**Set task:** Copy everything in the data below exactly except the pictures.

**Dataset section:**
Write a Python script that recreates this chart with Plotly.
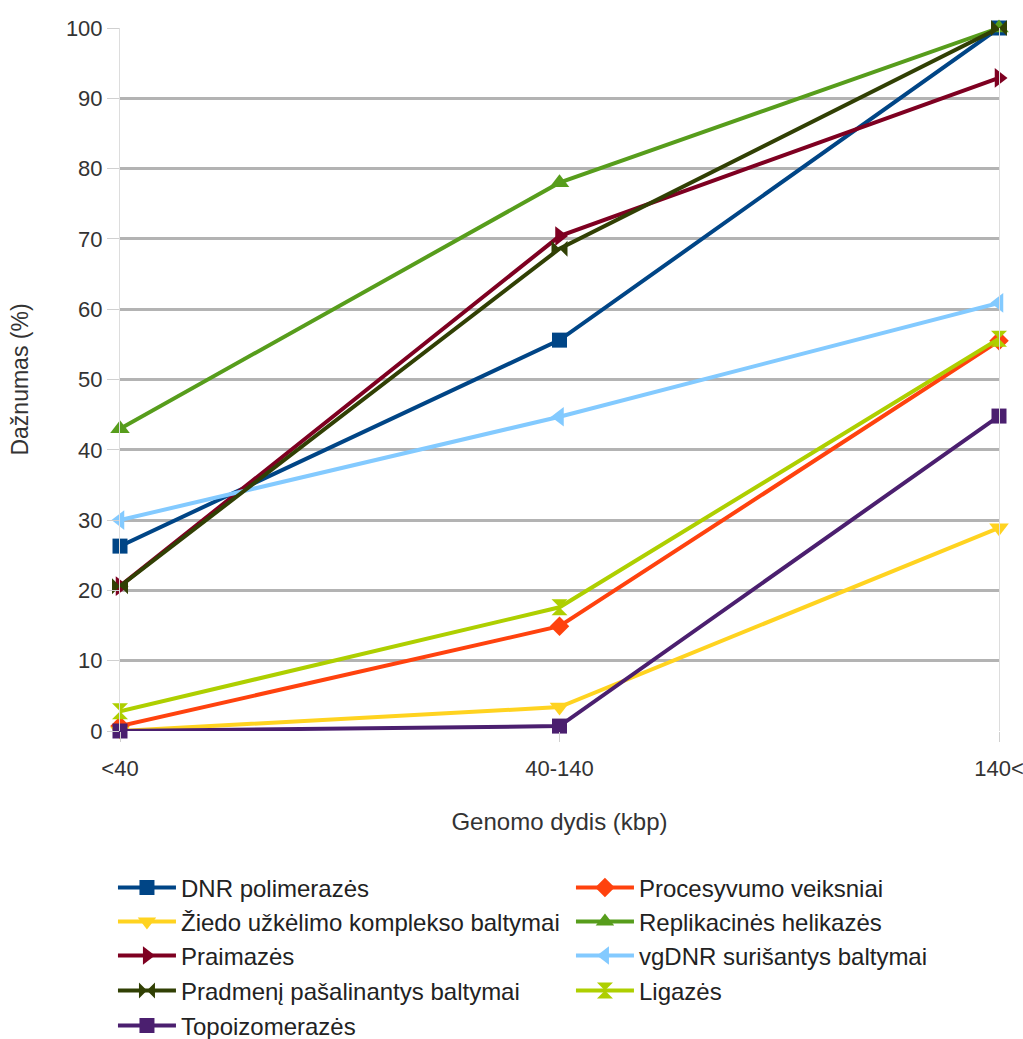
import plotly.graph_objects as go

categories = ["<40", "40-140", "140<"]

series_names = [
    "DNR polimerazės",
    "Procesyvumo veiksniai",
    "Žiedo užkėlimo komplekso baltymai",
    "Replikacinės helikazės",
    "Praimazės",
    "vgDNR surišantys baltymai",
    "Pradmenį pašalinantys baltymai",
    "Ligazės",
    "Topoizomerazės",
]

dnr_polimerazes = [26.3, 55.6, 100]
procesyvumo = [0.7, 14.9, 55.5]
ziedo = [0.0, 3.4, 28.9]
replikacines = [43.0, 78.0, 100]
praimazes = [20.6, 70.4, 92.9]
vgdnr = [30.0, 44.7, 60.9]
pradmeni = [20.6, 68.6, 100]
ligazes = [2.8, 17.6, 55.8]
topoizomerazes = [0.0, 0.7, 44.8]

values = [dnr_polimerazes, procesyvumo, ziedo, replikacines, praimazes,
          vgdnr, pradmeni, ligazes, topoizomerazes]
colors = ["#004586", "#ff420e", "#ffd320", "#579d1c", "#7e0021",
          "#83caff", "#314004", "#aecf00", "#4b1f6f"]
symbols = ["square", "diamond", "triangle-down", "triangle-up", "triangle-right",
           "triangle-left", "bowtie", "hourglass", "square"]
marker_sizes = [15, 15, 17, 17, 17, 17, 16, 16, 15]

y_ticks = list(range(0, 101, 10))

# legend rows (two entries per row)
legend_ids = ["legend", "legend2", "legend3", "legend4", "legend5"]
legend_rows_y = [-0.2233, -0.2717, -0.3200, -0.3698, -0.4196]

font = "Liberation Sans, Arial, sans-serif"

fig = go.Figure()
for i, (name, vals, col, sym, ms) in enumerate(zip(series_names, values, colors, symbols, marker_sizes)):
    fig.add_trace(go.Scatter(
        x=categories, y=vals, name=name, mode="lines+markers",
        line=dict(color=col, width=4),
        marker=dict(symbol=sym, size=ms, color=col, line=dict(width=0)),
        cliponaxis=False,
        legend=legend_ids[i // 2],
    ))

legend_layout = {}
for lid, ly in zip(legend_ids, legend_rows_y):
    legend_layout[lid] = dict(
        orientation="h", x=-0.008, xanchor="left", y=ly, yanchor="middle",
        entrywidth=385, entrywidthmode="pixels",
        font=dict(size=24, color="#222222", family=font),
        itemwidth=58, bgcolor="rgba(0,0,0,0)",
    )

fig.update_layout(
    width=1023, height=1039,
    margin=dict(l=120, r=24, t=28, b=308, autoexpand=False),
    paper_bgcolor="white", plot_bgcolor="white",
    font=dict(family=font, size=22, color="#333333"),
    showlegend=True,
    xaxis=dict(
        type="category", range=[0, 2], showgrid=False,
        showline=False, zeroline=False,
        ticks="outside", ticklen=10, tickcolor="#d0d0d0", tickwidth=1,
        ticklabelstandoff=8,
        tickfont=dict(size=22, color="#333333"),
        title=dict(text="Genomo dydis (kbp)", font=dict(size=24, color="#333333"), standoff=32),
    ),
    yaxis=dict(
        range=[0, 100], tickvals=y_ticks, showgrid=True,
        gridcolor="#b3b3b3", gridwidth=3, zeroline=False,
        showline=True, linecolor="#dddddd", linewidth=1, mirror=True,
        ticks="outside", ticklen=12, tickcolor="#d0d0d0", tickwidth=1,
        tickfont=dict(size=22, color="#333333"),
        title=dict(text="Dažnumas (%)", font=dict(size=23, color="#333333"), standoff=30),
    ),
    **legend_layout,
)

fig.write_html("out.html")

**Answer for this exercise:**
Write a Python script that recreates this chart with Plotly.
import plotly.graph_objects as go

categories = ["<40", "40-140", "140<"]

series_names = [
    "DNR polimerazės",
    "Procesyvumo veiksniai",
    "Žiedo užkėlimo komplekso baltymai",
    "Replikacinės helikazės",
    "Praimazės",
    "vgDNR surišantys baltymai",
    "Pradmenį pašalinantys baltymai",
    "Ligazės",
    "Topoizomerazės",
]

dnr_polimerazes = [26.3, 55.6, 100]
procesyvumo = [0.7, 14.9, 55.5]
ziedo = [0.0, 3.4, 28.9]
replikacines = [43.0, 78.0, 100]
praimazes = [20.6, 70.4, 92.9]
vgdnr = [30.0, 44.7, 60.9]
pradmeni = [20.6, 68.6, 100]
ligazes = [2.8, 17.6, 55.8]
topoizomerazes = [0.0, 0.7, 44.8]

values = [dnr_polimerazes, procesyvumo, ziedo, replikacines, praimazes,
          vgdnr, pradmeni, ligazes, topoizomerazes]
colors = ["#004586", "#ff420e", "#ffd320", "#579d1c", "#7e0021",
          "#83caff", "#314004", "#aecf00", "#4b1f6f"]
symbols = ["square", "diamond", "triangle-down", "triangle-up", "triangle-right",
           "triangle-left", "bowtie", "hourglass", "square"]
marker_sizes = [15, 15, 17, 17, 17, 17, 16, 16, 15]

y_ticks = list(range(0, 101, 10))

# legend rows (two entries per row)
legend_ids = ["legend", "legend2", "legend3", "legend4", "legend5"]
legend_rows_y = [-0.2233, -0.2717, -0.3200, -0.3698, -0.4196]

font = "Liberation Sans, Arial, sans-serif"

fig = go.Figure()
for i, (name, vals, col, sym, ms) in enumerate(zip(series_names, values, colors, symbols, marker_sizes)):
    fig.add_trace(go.Scatter(
        x=categories, y=vals, name=name, mode="lines+markers",
        line=dict(color=col, width=4),
        marker=dict(symbol=sym, size=ms, color=col, line=dict(width=0)),
        cliponaxis=False,
        legend=legend_ids[i // 2],
    ))

legend_layout = {}
for lid, ly in zip(legend_ids, legend_rows_y):
    legend_layout[lid] = dict(
        orientation="h", x=-0.008, xanchor="left", y=ly, yanchor="middle",
        entrywidth=385, entrywidthmode="pixels",
        font=dict(size=24, color="#222222", family=font),
        itemwidth=58, bgcolor="rgba(0,0,0,0)",
    )

fig.update_layout(
    width=1023, height=1039,
    margin=dict(l=120, r=24, t=28, b=308, autoexpand=False),
    paper_bgcolor="white", plot_bgcolor="white",
    font=dict(family=font, size=22, color="#333333"),
    showlegend=True,
    xaxis=dict(
        type="category", range=[0, 2], showgrid=False,
        showline=False, zeroline=False,
        ticks="outside", ticklen=10, tickcolor="#d0d0d0", tickwidth=1,
        ticklabelstandoff=8,
        tickfont=dict(size=22, color="#333333"),
        title=dict(text="Genomo dydis (kbp)", font=dict(size=24, color="#333333"), standoff=32),
    ),
    yaxis=dict(
        range=[0, 100], tickvals=y_ticks, showgrid=True,
        gridcolor="#b3b3b3", gridwidth=3, zeroline=False,
        showline=True, linecolor="#dddddd", linewidth=1, mirror=True,
        ticks="outside", ticklen=12, tickcolor="#d0d0d0", tickwidth=1,
        tickfont=dict(size=22, color="#333333"),
        title=dict(text="Dažnumas (%)", font=dict(size=23, color="#333333"), standoff=30),
    ),
    **legend_layout,
)

fig.write_html("out.html")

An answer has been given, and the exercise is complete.